Springfield Armory submitted this rifle, designed by John C Garand (of M1 Rifle fame)  to the Light Rifle trials. It was unusual in that it used magazines mounted on top at a 45 degree angle, unlike the other entrants. It was a simple design, using only 44 parts and weighing a mere 4.9 pounds with a sling and 5-round magazine (OAL of 34 7/8 inches, and an 18 inch barrel). It was very well received in the trials, and the official report found it excellent in virtually all areas of evaluation – reliability in dust and rain, accuracy, recoil, and simplicity of design. Some felt that the magazine should be moved to the bottom, but most who fired it liked the magazine as it was.

Second Version

In the second round of trials, Garand and Springfield submitted a revised variant of the rifle. The primary difference was the relocation of the magazine to the bottom of the weapon, which necessitated some modifications to the design. The resulting gun was heavier (5.37 pounds with sling and magazine), and deemed less reliable and more difficult to disassemble.


  1. Thanks for putting up such a neat site, what a remarkable design. It’s not hard to imagine an evolution of the first, top-loading model as a great little weapon. Perhaps with a centered magazine and offset sights like the Australian Owen? The Aussies swore by the top-loading system as helped keep dirt and debris out, and let what did get in fall right out the bottom.

  2. Does anyone have a Patent Number for the First one with the Top-Monted First Model?

    I Think 2386205 is the Patent for the Second.

    Thank You.

  3. This is one of my favorite designs on your site, both for its ingenuity and for the fact that, had it been adopted, almost every American GI and many Allied troops would have been carrying weapons designed by the same man, John C. Garand. A few things jumped out at me when looking over the the original version with the top-mounted magazine once again.

    First, it appears that the front and rear sights are offset to the left to clear the magazine, which is not surprising, though it is only noticeable in the photo labeled “First Garand Carbine – Top View.”
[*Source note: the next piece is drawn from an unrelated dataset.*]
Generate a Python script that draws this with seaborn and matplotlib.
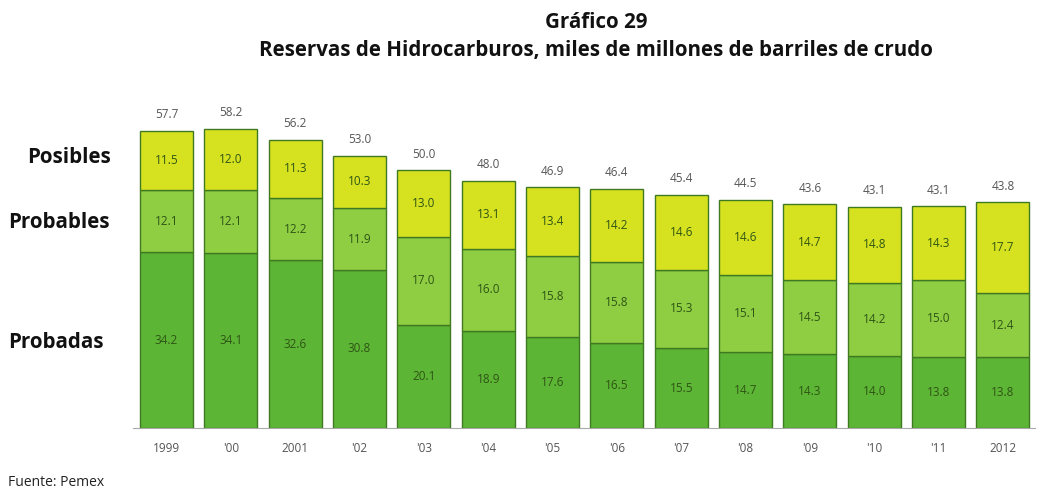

    Second, the ejection port is offset to the left and more visible from the side than from the bottom. That and the angle of the port relative to the barrel seems to suggest that empty cases were ejected to the left. This has the advantage of placing the ejection port opposite the offset magazine, but it’s still an odd choice at a time rifles were designed to be fired from the right shoulder by everyone, even lefties.

    Third, the cocking handle appears to be integral with the gas piston and so probably reciprocates with each shot. It is also asymmetrical in that it has a projecting ear only on the right side, likely hidden from view by the magazine housing when sighting down the barrel.



  4. Slung over a shoulder on a sling, it seems like the magazine would be less likely to catch on vines, etc., when moving through dense jungle. But as a support-role gun it would not have ridden well in a scabbard on the side of a Jeep–the side mounted magazine would have gotten in the way. Would probably be harder to get it through a tank’s hatch as well.

    It does look like it would have been simpler to manufacture than the adopted carbine.

  5. I just love the 50 round magazine on this thing. It makes me wonder if it weren’t made moreso to prove the capability than with any actual goal of using such a massive, heavy magazine in a side/45 degree loader.